Ah, a new tree. I have a lot of those! I keep them in nursery pots. And I repot them. Some are in grow boxes made from wood, some are in pots made from clay.
What is the best tactic for a new tree?
1. Find out what kind of tree it is. A pine is not a spruce. A spruce is not a juniper. A beech is not a birch. They all have different requirements. - It depends.
1.5 Find out what needs priority. If the soil is perfect, then repotting isn't needed right away. If there are branches forming bulges on the trunk that will ruin the tree, then cut those branches first and leave the soil for next year. With some trees, you can do all at once. If the tree is in a bad shape, then it's better to prioritize getting it back to health. - It depends.
2. Find out what the right season for a technique is, for that particular plant. If you repot a pine when it's freezing outdoors, it might not survive. If you do it in the middle of summer, it could die as well. And so on.. - It depends.
3. Think before you act. Does a tree really need a top pruning?

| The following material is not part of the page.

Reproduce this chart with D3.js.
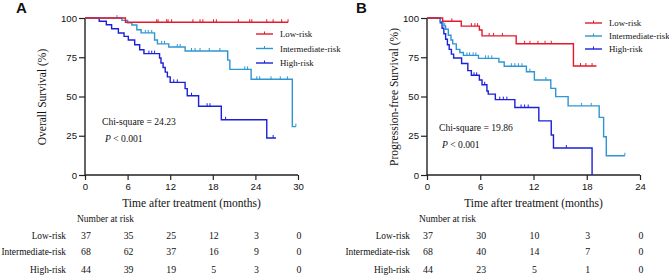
<!DOCTYPE html>
<html>
<head>
<meta charset="utf-8">
<script src="https://cdn.jsdelivr.net/npm/d3@7"></script>
<style>
  body { margin: 0; background: #fff; }
  svg { display: block; }
  .serif { font-family: "Liberation Serif", "Times New Roman", serif; fill: #111; }
  .sans { font-family: "Liberation Sans", Arial, sans-serif; fill: #111; }
</style>
</head>
<body>
<script>
var width = 669
var height = 275

var groups = ["Low-risk", "Intermediate-risk", "High-risk"]
var colors = ["#e3192d", "#2e96d2", "#1c20d8"]
var yTicks = [0, 25, 50, 75, 100]

// panel A: overall survival, steps are [month, survival %]
var osLow = [[0, 100], [5.7, 97.3]]
var osLowEnd = 28.6
var osLowCens = [10.1, 10.3, 11.5, 11.7, 12.2, 15.2, 16.2, 16.6, 18.1, 18.5, 21.6, 23.2, 23.5, 25.6, 26.5, 27.7, 28.6]
var osMid = [[0, 100], [5.2, 98.5], [6.0, 97], [6.6, 95.5], [7.3, 92.5], [7.9, 90.5], [9.8, 86], [10.2, 83.5],
             [11.8, 81.5], [14.1, 79], [20.1, 73.2], [20.4, 67.3], [23.4, 61], [29.2, 30.8]]
var osMidEnd = 29.7
var osMidCens = [4.5, 8.5, 8.9, 9.4, 10.8, 11.2, 13.0, 13.4, 15.0, 15.5, 16.2, 17.5, 19.0, 22.5, 22.9, 24.2, 24.6, 26.2, 27.5, 28.5, 29.7]
var osHigh = [[0, 100], [2.0, 97.9], [3.0, 95.7], [3.75, 93.2], [4.7, 90.4], [5.5, 88.3], [6.1, 86], [7.0, 83],
              [7.7, 79.8], [8.3, 77.3], [10.5, 74.5], [10.7, 71.3], [11.0, 68.5], [11.3, 65.5], [11.6, 62.5],
              [12.0, 59], [14.1, 55], [14.4, 50.5], [16.0, 43.8], [19.2, 35.2], [25.6, 23.6]]
var osHighEnd = 26.9
var osHighCens = [9.0, 9.4, 9.8, 12.5, 13.0, 15.0, 17.2, 17.6, 19.8, 26.5]
var osTicks = [0, 6, 12, 18, 24, 30]
var osRisk = [[37, 35, 25, 12, 3, 0], [68, 62, 37, 16, 9, 0], [44, 39, 19, 5, 3, 0]]

// panel B: progression-free survival
var pfsLow = [[0, 100], [1.76, 97.9], [3.86, 94.8], [5.9, 92.4], [6.2, 88.6], [10.05, 83.6], [16.5, 69.4]]
var pfsLowEnd = 19.1
var pfsLowCens = [2.8, 5.0, 5.4, 5.7, 7.0, 7.5, 8.5, 11.0, 11.6, 12.5, 13.3, 14.0, 17.3, 17.9, 18.6]
var pfsMid = [[0, 100], [1.5, 97.7], [1.8, 95], [2.1, 92.8], [2.4, 89], [2.7, 86], [2.9, 83.5], [3.3, 80],
              [3.7, 78], [4.1, 76.2], [5.8, 74.3], [8.1, 72], [8.7, 69.3], [11.2, 65.8], [12.1, 60.5],
              [13.95, 55.2], [14.5, 49.9], [15.9, 44], [19.4, 36.7], [19.9, 24.4], [20.2, 12.3]]
var pfsMidEnd = 22.3
var pfsMidCens = [2.0, 4.5, 4.8, 5.2, 5.5, 6.6, 6.9, 7.3, 9.5, 9.9, 10.3, 10.7, 11.6, 13.4, 17.4, 18.5, 22.3]
var pfsHigh = [[0, 100], [1.5, 97], [1.7, 93.5], [1.9, 90], [2.1, 86.5], [2.3, 83], [2.5, 80], [2.75, 77],
               [3.0, 74.5], [3.9, 71], [4.6, 66.5], [5.0, 63.5], [5.9, 60.5], [6.2, 57.5], [6.75, 53.5],
               [6.9, 51.5], [7.7, 48], [9.9, 43], [12.6, 34.5], [14.0, 25.5], [14.25, 17.2], [18.6, 0]]
var pfsHighEnd = 18.6
var pfsHighCens = [5.3, 5.6, 6.5, 8.2, 8.6, 9.0, 10.6, 11.0, 11.4, 15.7]
var pfsTicks = [0, 6, 12, 18, 24]
var pfsRisk = [[37, 30, 10, 3, 0], [68, 40, 14, 7, 0], [44, 23, 5, 1, 0]]

var svg = d3.select("body")
    .append("svg")
    .attr("width", width)
    .attr("height", height);

function stepPoints(steps, end) {
    var pts = []
    steps.forEach(function (s, i) {
        if (i > 0) pts.push([s[0], steps[i - 1][1]])
        pts.push(s)
    })
    pts.push([end, steps[steps.length - 1][1]])
    return pts
}

function survAt(steps, t) {
    var v = 100
    steps.forEach(function (s) { if (s[0] <= t) v = s[1] })
    return v
}

function drawPanel(p) {
    var g = svg.append("g")
    var x = d3.scaleLinear().domain([0, p.xMax]).range([p.x0, p.x1])
    var y = d3.scaleLinear().domain([0, 100]).range([175, 18])

    g.append("text").attr("class", "sans")
        .attr("x", p.letterX).attr("y", 13)
        .style("font-size", "15px").style("font-weight", "bold")
        .text(p.letter)

    var yAxis = g.append("g")
        .attr("transform", "translate(" + p.x0 + ",0)")
        .call(d3.axisLeft(y).tickValues(yTicks).tickSize(6).tickPadding(2))
    var xAxis = g.append("g")
        .attr("transform", "translate(0,175)")
        .call(d3.axisBottom(x).tickValues(p.ticks).tickSize(5).tickPadding(3))
    ;[yAxis, xAxis].forEach(function (a) {
        a.select(".domain").attr("stroke", "#222").attr("stroke-width", 1.4)
        a.selectAll(".tick line").attr("stroke", "#222").attr("stroke-width", 1.2)
        a.selectAll(".tick text").attr("class", "sans")
            .style("font-size", "9.6px").attr("fill", "#111")
    })
    yAxis.select(".domain").attr("d", "M0,175V18")
    xAxis.select(".domain").attr("d", "M" + p.x0 + ",0H" + p.x1)

    g.append("text").attr("class", "serif")
        .attr("transform", "translate(" + p.yTitleX + ",97) rotate(-90)")
        .attr("text-anchor", "middle").attr("dy", "0.35em")
        .style("font-size", "11.5px")
        .text(p.yTitle)

    g.append("text").attr("class", "serif")
        .attr("x", (p.x0 + p.x1) / 2).attr("y", 207)
        .attr("text-anchor", "middle")
        .style("font-size", "11.5px")
        .text("Time after treatment (months)")

    var line = d3.line().x(function (d) { return x(d[0]) }).y(function (d) { return y(d[1]) })

    // draw high first so the low-risk curve sits on top
    for (var k = 2; k >= 0; k--) {
        var s = p.series[k]
        g.append("path")
            .attr("d", line(stepPoints(s.steps, s.end)))
            .attr("fill", "none")
            .attr("stroke", colors[k])
            .attr("stroke-width", 1.4)
        g.selectAll(null).data(s.cens).enter().append("line")
            .attr("x1", function (d) { return x(d) })
            .attr("x2", function (d) { return x(d) })
            .attr("y1", function (d) { return y(survAt(s.steps, d)) - 3 })
            .attr("y2", function (d) { return y(survAt(s.steps, d)) })
            .attr("stroke", colors[k])
            .attr("stroke-width", 1)
    }

    // legend
    groups.forEach(function (name, i) {
        var ly = p.legY + i * p.legGap
        g.append("line").attr("x1", p.legX).attr("x2", p.legX + 17)
            .attr("y1", ly).attr("y2", ly)
            .attr("stroke", colors[i]).attr("stroke-width", 1.4)
        g.append("line").attr("x1", p.legX + 8.5).attr("x2", p.legX + 8.5)
            .attr("y1", ly - 2.5).attr("y2", ly)
            .attr("stroke", colors[i]).attr("stroke-width", 1)
        g.append("text").attr("class", "serif")
            .attr("x", p.legX + 24).attr("y", ly + 3)
            .style("font-size", "8.8px")
            .text(name)
    })

    g.append("text").attr("class", "serif")
        .attr("x", p.chiX).attr("y", p.chiY)
        .style("font-size", "9.6px")
        .text("Chi-square = " + p.chi)
    var pt = g.append("text").attr("class", "serif")
        .attr("x", p.chiX + 3).attr("y", p.chiY + 17)
        .style("font-size", "9.6px")
    pt.append("tspan").style("font-style", "italic").text("P")
    pt.append("tspan").text(" < 0.001")

    // number at risk table
    g.append("text").attr("class", "serif")
        .attr("x", p.x0 - 8).attr("y", 222)
        .style("font-size", "9.5px")
        .text("Number at risk")
    var rowY = [239, 255, 273]
    groups.forEach(function (name, i) {
        g.append("text").attr("class", "serif")
            .attr("x", p.rowLabelX).attr("y", rowY[i])
            .attr("text-anchor", "end")
            .style("font-size", "9.4px")
            .text(name)
        g.selectAll(null).data(p.risk[i]).enter().append("text")
            .attr("class", "serif")
            .attr("x", function (d, j) { return x(p.ticks[j]) + 1 })
            .attr("y", rowY[i])
            .attr("text-anchor", "middle")
            .style("font-size", "9.8px")
            .text(function (d) { return d })
    })
}

drawPanel({
    letter: "A", letterX: 16, x0: 85, x1: 298, xMax: 30, ticks: osTicks,
    yTitle: "Overall Survival (%)", yTitleX: 42,
    series: [
        { steps: osLow, end: osLowEnd, cens: osLowCens },
        { steps: osMid, end: osMidEnd, cens: osMidCens },
        { steps: osHigh, end: osHighEnd, cens: osHighCens }
    ],
    legX: 256, legY: 34, legGap: 14.5,
    chi: "24.23", chiX: 102, chiY: 125,
    risk: osRisk, rowLabelX: 66
})

drawPanel({
    letter: "B", letterX: 356, x0: 427, x1: 640, xMax: 24, ticks: pfsTicks,
    yTitle: "Progression-free Survival (%)", yTitleX: 394,
    series: [
        { steps: pfsLow, end: pfsLowEnd, cens: pfsLowCens },
        { steps: pfsMid, end: pfsMidEnd, cens: pfsMidCens },
        { steps: pfsHigh, end: pfsHighEnd, cens: pfsHighCens }
    ],
    legX: 585, legY: 23, legGap: 13,
    chi: "19.86", chiX: 439, chiY: 131,
    risk: pfsRisk, rowLabelX: 410
})
</script>
</body>
</html>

Is there another way to achieve the same visual goal without damaging anything? - It depends.
If you can get behind that logic, then you can find out on your own about what to do and when to do it. There are no absolute rules; some people love repotting in mid summer, some people love the spring. If you know what you're doing and why you're doing it and you have a solid reason to do something, then you can't fail. I, and a lot of other newbies tend to overlook (at least) one of those tree points. We fail, we learn, we don't make the same mistake. Or we learn something new about how to hide mistakes, or to regrow a branch. Get your mind set on spending a few years looking at trees in development.
The hardest part is knowing when to do nothing, and actually doing nothing.
That's hypocritical, coming from me. But just a few more broken branches and I'll get my own message too.